Differences in ages, or generations often tend to be unnoticed in creating inclusive workplaces. While many companies focus on improving diversity and inclusion, age-based stereotypes remain across industries and organisations of every size. Often, when companies focus on improving diversity, they focus on metrics like gender or ethnicity. Understanding and managing generational differences in the workplace requires the same approach as improving any other type of diversity.

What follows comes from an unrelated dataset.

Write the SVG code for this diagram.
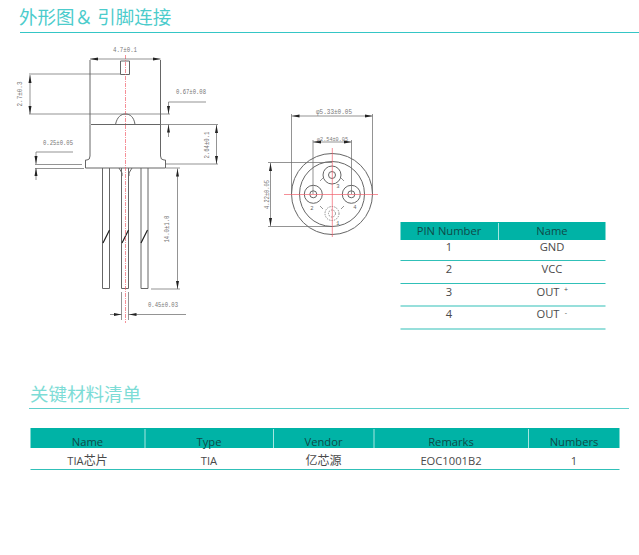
<svg xmlns="http://www.w3.org/2000/svg" width="639" height="555" viewBox="0 0 639 555">
<style>
.h{font-family:"Noto Sans CJK SC","Noto Sans",sans-serif;font-size:18.5px;fill:#4ccccc}
.h2{fill:#7ddcd6}
.t{font-family:"Open Sans","Noto Sans CJK SC",sans-serif;font-size:11.200px;fill:#4a4a4a;text-anchor:middle}
.th{fill:#0f4a48}
.z{font-family:"Noto Sans CJK SC",sans-serif;font-size:12px}
.dim{font-family:"Liberation Mono",monospace;font-size:7.500px;fill:#777;text-anchor:middle}
.sm{font-family:"Liberation Mono",monospace;font-size:5.500px;fill:#666;text-anchor:middle}
.l{fill:none;stroke:#666;stroke-width:.7}
.b{fill:none;stroke:#666;stroke-width:1}
.c{fill:none;stroke:#f0606c;stroke-width:.7}
.da{stroke-dasharray:4 1 1 1}
.rule{stroke:#35c6c6;stroke-width:1.200;fill:none}
.rule2{stroke:#5fd0cc;stroke-width:1.200;fill:none}
.row{stroke:#30c0b8;stroke-width:1.100}
.hd{fill:#00b3a6}
.sep{stroke:#a5e6e0;stroke-width:1}
</style>
<defs>
<marker id="a" viewBox="0 0 8 4" refX="8" refY="2" markerWidth="8" markerHeight="4" orient="auto-start-reverse" markerUnits="userSpaceOnUse"><path d="M0 .5L8 2L0 3.500Z" fill="#222"/></marker>
</defs>
<rect width="639" height="555" fill="#fff"/>

<g id="heading-outline">
<text class="h" x="19" y="24">外形图＆ 引脚连接</text>
<line class="rule" x1="20" y1="32.500" x2="639" y2="32.500"/>
</g>

<g id="side-view">
<path class="b" d="M120.500 61H129.500V74.500H120.500Z"/>
<path class="b" d="M90 60V124.500M160.500 60V124.500"/>
<path class="b" d="M91 124.500H160M115.500 124.500C117 117 121 114 125.500 114C130 114 134 117 135 124.500"/>
<path class="b" d="M90 124.500V156Q90 160 87 160H85.500V168H165.500V160H164Q160.500 160 160.500 156V124.500"/>
<path class="b" d="M102.500 168V288.500H109.500V168M121.500 168V288.500H128.500V168M141 168V288.500H148V168"/>
<path class="b" d="M119 168L122 173V176M132 168L129 173V176"/>
<path d="M103 243L109.500 230M122 243L128.500 230M141 243L147.500 230" fill="none" stroke="#222" stroke-width="1.200"/>
<line class="c da" x1="125.500" y1="55" x2="125.500" y2="323"/>
</g>

<g id="side-dimensions">
<path class="l" d="M90 59H160.500" marker-start="url(#a)" marker-end="url(#a)"/>
<text class="dim" x="125" y="52" textLength="24" lengthAdjust="spacingAndGlyphs">4.7±0.1</text>
<path class="l" d="M29 74H120M29 114H170"/>
<path class="l" d="M30 75V114" marker-start="url(#a)" marker-end="url(#a)"/>
<text class="dim" transform="translate(22 94) rotate(-90)" textLength="25" lengthAdjust="spacingAndGlyphs">2.7±0.3</text>
<path class="l" d="M206 102H168.500V114" marker-end="url(#a)"/>
<path class="l" d="M168.500 137V124.500" marker-end="url(#a)"/>
<text class="dim" x="191" y="94" textLength="30" lengthAdjust="spacingAndGlyphs">0.67±0.08</text>
<path class="l" d="M160 124.500H218M166 164H218"/>
<path class="l" d="M216.500 125V164" marker-start="url(#a)" marker-end="url(#a)"/>
<text class="dim" transform="translate(209 145) rotate(-90)" textLength="27" lengthAdjust="spacingAndGlyphs">2.64±0.1</text>
<path class="l" d="M73 152H36V164" marker-end="url(#a)"/>
<path class="l" d="M36 180V168" marker-end="url(#a)"/>
<path class="l" d="M35 164.500H82M35 168.500H84"/>
<text class="dim" x="58" y="145" textLength="30" lengthAdjust="spacingAndGlyphs">0.25±0.05</text>
<path class="l" d="M166 168H180M151 289H180"/>
<path class="l" d="M177.500 168.500V289" marker-start="url(#a)" marker-end="url(#a)"/>
<text class="dim" transform="translate(169 229) rotate(-90)" textLength="27" lengthAdjust="spacingAndGlyphs">14.0±1.0</text>
<path class="l" d="M121.500 292V320M128.500 292V320"/>
<path class="l" d="M110 314.500H121.500" marker-end="url(#a)"/>
<path class="l" d="M186 314.500H128.500" marker-end="url(#a)"/>
<text class="dim" x="163" y="307" textLength="30" lengthAdjust="spacingAndGlyphs">0.45±0.03</text>
</g>

<g id="bottom-view">
<circle class="b" cx="332" cy="194" r="40.500"/>
<circle class="b" cx="332" cy="194" r="32.500"/>
<circle class="b" cx="332" cy="175" r="9"/>
<circle class="b" cx="332" cy="175" r="3.500"/>
<circle class="b" cx="313.300" cy="194.300" r="9"/>
<circle class="b" cx="313.300" cy="194.300" r="3.500"/>
<circle class="b" cx="351.300" cy="194.300" r="9"/>
<circle class="b" cx="351.300" cy="194.300" r="3.500"/>
<circle class="l" cx="332" cy="213.500" r="7" stroke-dasharray="1.500 1"/>
<circle class="l" cx="332" cy="213.500" r="3.500" stroke-dasharray="1.500 1"/>
<path class="l" d="M323 178L320 181M341 178L344 181M320 206L323 209M344 206L341 209"/>
<line class="c" x1="284" y1="194.500" x2="378" y2="194.500"/>
<line class="c" x1="332.300" y1="148" x2="332.300" y2="237"/>
<text class="sm" x="338" y="188">3</text>
<text class="sm" x="312" y="210">2</text>
<text class="sm" x="355" y="209">4</text>
<text class="sm" x="338" y="225">1</text>
</g>

<g id="bottom-dimensions">
<path class="l" d="M291.500 116H372.500" marker-start="url(#a)" marker-end="url(#a)"/>
<path class="l" d="M291.500 114V194M372.500 114V194"/>
<text class="dim" x="334" y="113.500" style="font-size:6.500px" textLength="36" lengthAdjust="spacingAndGlyphs">φ5.33±0.05</text>
<path class="l" d="M313 142H351.500" marker-start="url(#a)" marker-end="url(#a)"/>
<path class="l" d="M313 140V194M351.500 140V194"/>
<text class="dim" x="332.500" y="141" style="font-size:6px" textLength="31" lengthAdjust="spacingAndGlyphs">φ2.54±0.05</text>
<path class="l" d="M268 162.500H332M268 226.500H332"/>
<path class="l" d="M270.500 163V226" marker-start="url(#a)" marker-end="url(#a)"/>
<text class="dim" transform="translate(269 194.500) rotate(-90)" style="font-size:6.500px" textLength="29" lengthAdjust="spacingAndGlyphs">4.22±0.05</text>
</g>

<g id="pin-table">
<rect class="hd" x="400.500" y="222" width="205" height="18"/>
<line class="sep" x1="498.500" y1="223" x2="498.500" y2="240"/>
<text class="t th" x="449" y="235">PIN Number</text>
<text class="t th" x="552" y="235">Name</text>
<text class="t" x="449" y="251">1</text><text class="t" x="552" y="251">GND</text>
<line class="row" x1="400.500" y1="260.500" x2="605.500" y2="260.500"/>
<text class="t" x="449" y="273">2</text><text class="t" x="552" y="273">VCC</text>
<line class="row" x1="400.500" y1="283.500" x2="605.500" y2="283.500"/>
<text class="t" x="449" y="296">3</text><text class="t" x="548" y="296">OUT</text><text class="t" x="566" y="292" style="font-size:7px">+</text>
<line class="row" x1="400.500" y1="306" x2="605.500" y2="306"/>
<text class="t" x="449" y="318">4</text><text class="t" x="548" y="318">OUT</text><text class="t" x="566" y="315" style="font-size:7px">-</text>
<line class="row" x1="400.500" y1="329" x2="605.500" y2="329"/>
</g>

<g id="heading-bom">
<text class="h h2" x="30" y="401">关键材料清单</text>
<line class="rule2" x1="29" y1="408.500" x2="629" y2="408.500"/>
</g>

<g id="bom-table">
<rect class="hd" x="30.500" y="428" width="589" height="20"/>
<line class="sep" x1="145" y1="429" x2="145" y2="448"/>
<line class="sep" x1="273.500" y1="429" x2="273.500" y2="448"/>
<line class="sep" x1="374" y1="429" x2="374" y2="448"/>
<line class="sep" x1="528.500" y1="429" x2="528.500" y2="448"/>
<text class="t th" x="87.500" y="445.500">Name</text>
<text class="t th" x="209" y="445.500">Type</text>
<text class="t th" x="323.500" y="445.500">Vendor</text>
<text class="t th" x="451" y="445.500">Remarks</text>
<text class="t th" x="574" y="445.500">Numbers</text>
<text class="t" x="87.500" y="465">TIA<tspan class="z">芯片</tspan></text>
<text class="t" x="209" y="465">TIA</text>
<text class="t z" x="323.500" y="465">亿芯源</text>
<text class="t" x="451" y="465">EOC1001B2</text>
<text class="t" x="574" y="465">1</text>
<line class="row" x1="30.500" y1="469.500" x2="619.500" y2="469.500"/>
</g>
</svg>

Intergenerational practice can be considered as a process where people from different generations participate in activities aimed at goals with mutual benefits, and through this process the participants maintain a conducive relationship based on sharing. All these aspects are of immense value to any organisation or a workplace for successful operation. Yet, there’s a common misconception that dealing with different generations in the workplace requires lots of conflict management. However, understanding generational differences in the workplace are no different from any other approach to creating an inclusive working environment. Like any type of diversity, adding members of different generations to an organisation can bring many benefits. People of different ages bring different viewpoints to the table, helping to increase innovation and creative problem-solving. Intergenerational mentoring (and reverse mentoring) can lead to rewarding career development and increase employee retention. Generational diversity can also help companies better understand a diverse customer base. Members from different generations bring diverse perspectives to the workplace and reflect different life expectations, which is helpful in attracting a broader customer base.
Intergenerational practice is attracting interest as an approach to community development, through social inclusion and cohesion. It facilitates building active and sustainable communities based on mutual respect and social inclusion. It tends to remove barriers that prevent people from different generations participating in activities or decision making that affect their lives. For example projects such as neighbourhood regeneration and environment conservation facilitate intergenerational practice and bring benefits to all generations living in the neighbourhood.